Five Foods For Hair Growth You Shouldn’t Skip
Celebrated dermatologist reveals some of the best foods that contain biotin, iron, riboflavin, and vitamins B12 and D, nutrients that promote hair growth
Your hair health depends on a variety of factors including genetics, environmental exposure, and diet. Even your age, medications and overall health will affect how fast and strong your hair grows. Some of these factors like age, genetics, and even environmental exposure, are beyond your control, but you can choose what you eat or drink.

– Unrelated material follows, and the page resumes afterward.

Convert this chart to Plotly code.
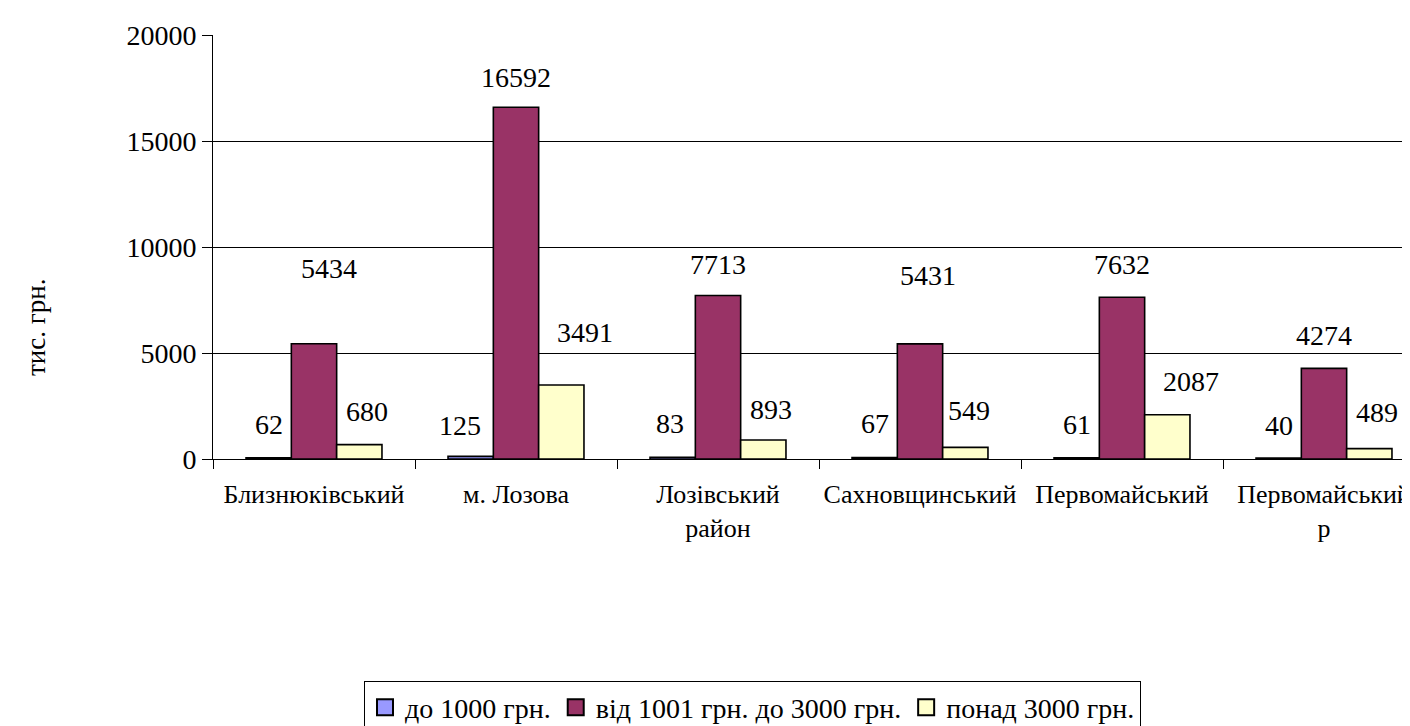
import plotly.graph_objects as go

categories = ["Близнюківський", "м. Лозова", "Лозівський<br>район", "Сахновщинський", "Первомайський", "Первомайський<br>р"]
series_names = ["до 1000 грн.", "від 1001 грн. до 3000 грн.", "понад 3000 грн."]
s1 = [62, 125, 83, 67, 61, 40]
s2 = [5434, 16592, 7713, 5431, 7632, 4274]
s3 = [680, 3491, 893, 549, 2087, 489]
colors = ["#9999FF", "#993366", "#FFFFCC"]
ytick_vals = [0, 5000, 10000, 15000, 20000]
ytick_text = ["0", "5000", "10000", "15000", "20000"]

# label offsets (px) as in the reference
label_dy = [[33, 31, 34, 34, 33, 33],
            [75, 30, 31, 68, 33, 33],
            [33, 52, 31, 37, 33, 36]]
label_dx = [[0, -11, -3, 0, 0, 0],
            [15, 0, 0, 8, 0, 0],
            [8, 24, 8, 4, 24, 8]]

FONT = "Liberation Serif, Times New Roman, serif"
bargap = 0.327

fig = go.Figure()
all_series = [s1, s2, s3]
for name, vals, col in zip(series_names, all_series, colors):
    fig.add_trace(go.Bar(x=list(range(len(categories))), y=vals, name=name, showlegend=False,
                         marker=dict(color=col, line=dict(color="black", width=1.6))))
# legend entries with larger square swatches
for name, col in zip(series_names, colors):
    fig.add_trace(go.Scatter(x=[None], y=[None], mode="markers", name=name,
                             marker=dict(symbol="square", size=16, color=col,
                                         line=dict(color="black", width=2)),
                             showlegend=True, hoverinfo="skip"))

bw = (1 - bargap) / 3
ann = []
for k, vals in enumerate(all_series):
    for i, v in enumerate(vals):
        ann.append(dict(x=i + (k - 1) * bw, y=v, xref="x", yref="y", text=str(v),
                        showarrow=False, yanchor="middle", xanchor="center",
                        yshift=label_dy[k][i], xshift=label_dx[k][i],
                        font=dict(family=FONT, size=28, color="black")))

W, H = 1410, 726
L, R, T, B = 205, 0, 27, 272
plot_w = W - L - R
plot_h = H - T - B
cat_px = 202
ncat_visible = plot_w / cat_px

ann.append(dict(text="тис. грн.", x=(28 - L) / plot_w, y=(H - B - 321) / plot_h,
                xref="paper", yref="paper", showarrow=False, textangle=-90,
                xanchor="center", yanchor="middle",
                font=dict(family=FONT, size=27, color="black")))

fig.update_layout(
    width=W, height=H,
    margin=dict(l=L, r=R, t=T, b=B, pad=0),
    paper_bgcolor="white", plot_bgcolor="white",
    barmode="group", bargap=bargap, bargroupgap=0,
    font=dict(family=FONT, size=26, color="black"),
    annotations=ann,
    showlegend=True,
    legend=dict(orientation="h", x=(356 - L) / plot_w, y=(H - B - 678) / plot_h,
                xanchor="left", yanchor="top",
                bordercolor="black", borderwidth=1,
                font=dict(family=FONT, size=28, color="black"),
                traceorder="normal", itemwidth=30, tracegroupgap=0,
                itemsizing="trace"),
    xaxis=dict(type="linear", range=[-0.5, -0.5 + ncat_visible],
               tickmode="array", tickvals=list(range(len(categories))), ticktext=categories,
               showgrid=False, zeroline=False, showline=False,
               ticks="", ticklabelstandoff=17,
               tickfont=dict(family=FONT, size=26, color="black")),
    yaxis=dict(range=[0, 20000], tickmode="array", tickvals=ytick_vals, ticktext=ytick_text,
               showgrid=True, gridcolor="black", gridwidth=1,
               zeroline=False, showline=True, linecolor="black", linewidth=1,
               ticks="outside", ticklen=10, tickcolor="black",
               tickfont=dict(family=FONT, size=28, color="black")),
    xaxis2=dict(overlaying="x", range=[-0.5, -0.5 + ncat_visible], side="bottom",
                tickmode="array", tickvals=[i - 0.5 for i in range(len(categories) + 1)],
                ticktext=[""] * (len(categories) + 1),
                ticks="outside", ticklen=9, tickcolor="black",
                showgrid=False, zeroline=False, showline=True, linecolor="black", linewidth=1,
                anchor="y"),
)
fig.add_trace(go.Scatter(x=[0], y=[0], xaxis="x2", mode="markers",
                         marker=dict(opacity=0), showlegend=False, hoverinfo="skip"))

fig.write_html("out.html")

There are certain vitamins and minerals such as biotin, iron, riboflavin, and vitamins B12 and D, that promote hair growth. If your diet is low on these nutrients, you can face hair problems like thinning hair, greying hair, poor hair texture and even extreme hair loss. To guide your diet, Dr. Rinky Kapoor, a celebrated dermatologist, reveals which foods have the most essential nutrients that keep your hair strong and lustrous.
1. Fatty Fish
Salmon, mackerel, herring, and other fatty fish are a must if hair growth is your goal. These fishes have omega-3 fatty acids, selenium, protein, iron, vitamin D3, and B vitamins, all of which promote strong and healthy hair.
Your hair growth is highly dependent on protein and biotin, and eggs are a great source of these nutrients. Eggs also have selenium, zinc, and other hair-healthy nutrients in them, making them a must-have for hair health.
Strawberries, blueberries, raspberries and other berries are loaded with beneficial antioxidants and vitamins which promote hair growth. Vitamin C produces collagen which prevents your hair from becoming brittle and breaking, and antioxidants protect your hair follicles from free radicals.
Vitamins A and C, folate, and iron, all of which promote hair growth are found in spinach. A cup (30 grams) of spinach can meet up to 20% of your daily vitamin A needs. Spinach is also a rich source of Iron which promotes metabolism and repairs cell damage.
5. Sweet potatoes
Beta-carotene is a compound that the body converts to vitamin A which then dictates your hair health. A medium sweet potato (about 114 grams) is loaded with enough beta carotene to provide up to 160% of your daily vitamin A needs.
Research shows a close association of certain nutrients like biotin, vitamins B12 and D, riboflavin, and iron. These vitamins and minerals affect your cellular turnover and hair follicle growth cycle, hence dictating how healthy or weak your hair becomes. Fortunately, these nutrients can be found in various foods which are easily available in most countries.
Foods rich in protein such as eggs, fatty fish including salmon and mackerel, and chicken are good options for non-vegetarians. Vegetarians can consider adding dairy products such as milk, curd, yoghurt, soya products, and lots of fruits and green vegetables to their diet to promote hair growth. You can also include nuts such as almonds and walnuts, after they are soaked overnight. Berries and avocados are also important to hair growth as they contain important antioxidants which protect your hair from external stressors and provide nourishment.